*Work to do*: Leave out the pictures, then output the lines of the records below from the first through the one containing "import matplotlib.pyplot as plt".

*Task data*:

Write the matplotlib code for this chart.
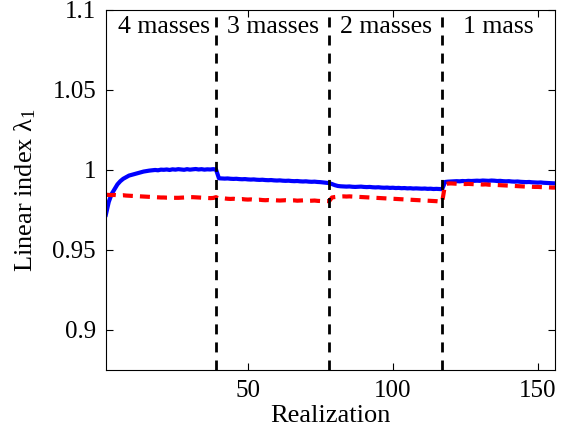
import numpy as np
import matplotlib
matplotlib.use("Agg")
import matplotlib.pyplot as plt

# Linear index per realization
# blue solid (one segment per number of masses)
blue_4 = [0.9720, 0.9800, 0.9850, 0.9880, 0.9910, 0.9930, 0.9945, 0.9955, 0.9965, 0.9970,
          0.9975, 0.9980, 0.9985, 0.9990, 0.9993, 0.9996, 0.9998, 1.0000, 0.9998, 1.0002,
          1.0001, 1.0003, 1.0000, 1.0004, 1.0002, 1.0005, 1.0003, 1.0001, 1.0005, 1.0002,
          1.0004, 1.0006, 1.0003, 1.0005, 1.0002, 1.0004, 1.0003, 1.0005, 1.0003]
blue_3 = [0.9948, 0.9947, 0.9946, 0.9947, 0.9945, 0.9944, 0.9945, 0.9943, 0.9942, 0.9943,
          0.9941, 0.9940, 0.9941, 0.9939, 0.9938, 0.9939, 0.9937, 0.9936, 0.9937, 0.9935,
          0.9934, 0.9935, 0.9933, 0.9932, 0.9933, 0.9931, 0.9930, 0.9931, 0.9929, 0.9928,
          0.9929, 0.9927, 0.9926, 0.9927, 0.9925, 0.9924, 0.9922, 0.9920, 0.9918]
blue_2 = [0.9912, 0.9905, 0.9900, 0.9898, 0.9897, 0.9896, 0.9897, 0.9895, 0.9894, 0.9895,
          0.9896, 0.9894, 0.9893, 0.9894, 0.9892, 0.9891, 0.9892, 0.9890, 0.9889, 0.9890,
          0.9888, 0.9889, 0.9887, 0.9888, 0.9886, 0.9887, 0.9885, 0.9886, 0.9884, 0.9885,
          0.9884, 0.9883, 0.9884, 0.9882, 0.9883, 0.9881, 0.9882, 0.9881, 0.9880]
blue_1 = [0.9925, 0.9927, 0.9928, 0.9929, 0.9930, 0.9929, 0.9931, 0.9930, 0.9932, 0.9931,
          0.9932, 0.9933, 0.9932, 0.9934, 0.9933, 0.9932, 0.9934, 0.9933, 0.9931, 0.9932,
          0.9930, 0.9929, 0.9930, 0.9928, 0.9927, 0.9928, 0.9926, 0.9925, 0.9924, 0.9925,
          0.9923, 0.9922, 0.9921, 0.9922, 0.9920, 0.9919, 0.9918, 0.9917, 0.9916]

# red dashed
red_4 = [0.9845, 0.9844, 0.9843, 0.9844, 0.9842, 0.9841, 0.9842, 0.9840, 0.9839, 0.9838,
         0.9837, 0.9836, 0.9835, 0.9834, 0.9833, 0.9832, 0.9831, 0.9830, 0.9829, 0.9828,
         0.9828, 0.9827, 0.9827, 0.9826, 0.9826, 0.9826, 0.9827, 0.9828, 0.9829, 0.9830,
         0.9830, 0.9829, 0.9828, 0.9827, 0.9826, 0.9825, 0.9824, 0.9825, 0.9830]
red_3 = [0.9822, 0.9821, 0.9822, 0.9820, 0.9819, 0.9820, 0.9818, 0.9817, 0.9818, 0.9816,
         0.9815, 0.9816, 0.9814, 0.9813, 0.9814, 0.9812, 0.9811, 0.9812, 0.9810, 0.9811,
         0.9810, 0.9809, 0.9810, 0.9811, 0.9810, 0.9809, 0.9810, 0.9808, 0.9809, 0.9810,
         0.9808, 0.9807, 0.9808, 0.9809, 0.9807, 0.9806, 0.9807, 0.9806, 0.9805]
red_2 = [0.9828, 0.9831, 0.9833, 0.9834, 0.9835, 0.9834, 0.9835, 0.9834, 0.9833, 0.9832,
         0.9831, 0.9830, 0.9829, 0.9828, 0.9827, 0.9826, 0.9825, 0.9824, 0.9823, 0.9822,
         0.9821, 0.9820, 0.9819, 0.9818, 0.9817, 0.9816, 0.9815, 0.9814, 0.9813, 0.9812,
         0.9811, 0.9810, 0.9809, 0.9808, 0.9807, 0.9806, 0.9805, 0.9803, 0.9800]
red_1 = [0.9910, 0.9915, 0.9916, 0.9915, 0.9914, 0.9915, 0.9913, 0.9912, 0.9913, 0.9912,
         0.9911, 0.9912, 0.9910, 0.9909, 0.9910, 0.9908, 0.9907, 0.9908, 0.9906, 0.9905,
         0.9904, 0.9903, 0.9902, 0.9901, 0.9900, 0.9899, 0.9898, 0.9897, 0.9896, 0.9896,
         0.9895, 0.9894, 0.9894, 0.9893, 0.9892, 0.9892, 0.9891, 0.9890, 0.9890]

boundaries = [39, 78, 117]
region_labels = ["4 masses", "3 masses", "2 masses", "1 mass"]
region_centers = [21, 58.5, 97.5, 136.5]

blue = np.array(blue_4 + blue_3 + blue_2 + blue_1)
red = np.array(red_4 + red_3 + red_2 + red_1)
x = np.arange(1, len(blue) + 1)

plt.rcParams['font.family'] = ['Liberation Serif', 'DejaVu Serif']
plt.rcParams['mathtext.fontset'] = 'custom'
plt.rcParams['mathtext.rm'] = 'Liberation Serif'
plt.rcParams['mathtext.it'] = 'Liberation Serif:italic'

fig = plt.figure(figsize=(5.66, 4.32), dpi=100)
ax = fig.add_axes([0.187, 0.1435, 0.794, 0.8335])

ax.plot(x, blue, color='#0000ff', lw=3.0, solid_joinstyle='round')
ax.plot(x, red, color='#ff0000', lw=3.0, dashes=(2.4, 1.7))

for b in boundaries:
    ax.axvline(b, color='k', lw=2.0, dashes=(3.6, 2.9))

for cx, lab in zip(region_centers, region_labels):
    ax.text(cx, 1.0895, lab, ha='center', va='center', fontsize=18.5)

ax.set_xlim(1, 156)
ax.set_ylim(0.875, 1.1)
ax.set_xticks([50, 100, 150])
ax.set_yticks([0.9, 0.95, 1.0, 1.05, 1.1])
ax.set_yticklabels(['0.9', '0.95', '1', '1.05', '1.1'])
ax.tick_params(direction='in', top=True, right=True, labelsize=18, length=5, width=0.8, pad=7)
ax.set_xlabel('Realization', fontsize=19, labelpad=2)
ax.set_ylabel(r'Linear index λ$_1$', fontsize=19, labelpad=10)

plt.savefig('out.png', dpi=100)
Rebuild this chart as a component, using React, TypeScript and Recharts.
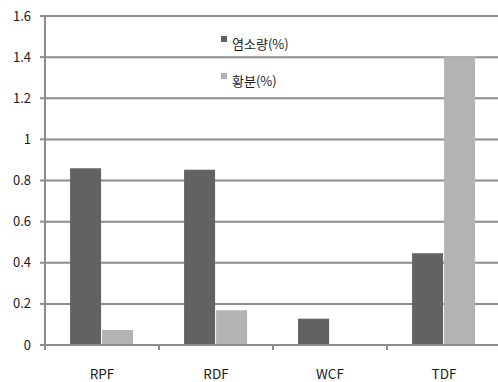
import React from "react";
import { BarChart, Bar, XAxis, YAxis, CartesianGrid, Legend } from "recharts";

// fuel types and their measured values
const categories = ["RPF", "RDF", "WCF", "TDF"];
const chlorine = [0.86, 0.852, 0.128, 0.446]; // 염소량(%)
const sulfur = [0.073, 0.169, 0, 1.403]; // 황분(%)
const yTicks = [0, 0.2, 0.4, 0.6, 0.8, 1, 1.2, 1.4, 1.6];

const data = categories.map((name, i) => ({
  name,
  chlorine: chlorine[i],
  sulfur: sulfur[i],
}));

const W = 501;
const H = 382;
const Y_AXIS_W = 45;
const BAND = (W - Y_AXIS_W) / categories.length;

const GRID = "#8c8c8c";
const DARK = "#626262";
const LIGHT = "#b3b3b3";
const FONT = "'Noto Sans CJK KR', 'Noto Sans', sans-serif";

// Excel-style category axis: tick marks sit between categories, label below
const CategoryTick = (props: any) => {
  const { x, y, payload } = props;
  const edge = x - BAND / 2;
  return (
    <g>
      <line x1={edge} x2={edge} y1={y} y2={y + 5} stroke={GRID} strokeWidth={2} />
      <text x={x} y={y + 34} textAnchor="middle" fontSize={13.5} fontFamily={FONT} fill="#1a1a1a">
        {payload.value}
      </text>
    </g>
  );
};

const LegendBox = (props: any) => {
  const { payload = [] } = props;
  return (
    <div style={{ fontFamily: FONT, fontSize: 13, color: "#1a1a1a" }}>
      {payload.map((item: any) => (
        <div key={item.value} style={{ display: "flex", height: 20, lineHeight: "20px", marginBottom: 17 }}>
          <span style={{ width: 6, height: 6, marginTop: 2, marginRight: 5, background: item.color }} />
          <span>{item.value}</span>
        </div>
      ))}
    </div>
  );
};

export default function App() {
  return (
    <div style={{ position: "absolute", left: 0, top: 0, width: 498, height: H, overflow: "hidden", background: "#fff" }}>
      <BarChart
        width={W}
        height={H}
        data={data}
        margin={{ top: 16, right: 0, left: 0, bottom: 0 }}
        barCategoryGap="22%"
        barGap={1}
      >
        <CartesianGrid vertical={false} stroke={GRID} strokeWidth={2} />
        <XAxis
          dataKey="name"
          height={37}
          axisLine={{ stroke: GRID, strokeWidth: 2 }}
          tickLine={false}
          tickSize={0}
          tickMargin={0}
          tick={<CategoryTick />}
          interval={0}
        />
        <YAxis
          width={Y_AXIS_W}
          domain={[0, 1.6]}
          ticks={yTicks}
          interval={0}
          axisLine={{ stroke: GRID, strokeWidth: 2 }}
          tickLine={{ stroke: GRID, strokeWidth: 2 }}
          tickSize={5}
          tickMargin={9}
          tickFormatter={(v: number) => String(v)}
          tick={{ fontSize: 13, fontFamily: FONT, fill: "#1a1a1a" }}
        />
        <Legend
          layout="vertical"
          align="center"
          verticalAlign="middle"
          content={<LegendBox />}
          wrapperStyle={{ left: 221, top: 34, width: "auto" }}
        />
        <Bar dataKey="chlorine" name="염소량(%)" fill={DARK} isAnimationActive={false} />
        <Bar dataKey="sulfur" name="황분(%)" fill={LIGHT} isAnimationActive={false} />
      </BarChart>
    </div>
  );
}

*Final result*:
Write the matplotlib code for this chart.
import numpy as np
import matplotlib
matplotlib.use("Agg")
import matplotlib.pyplot as plt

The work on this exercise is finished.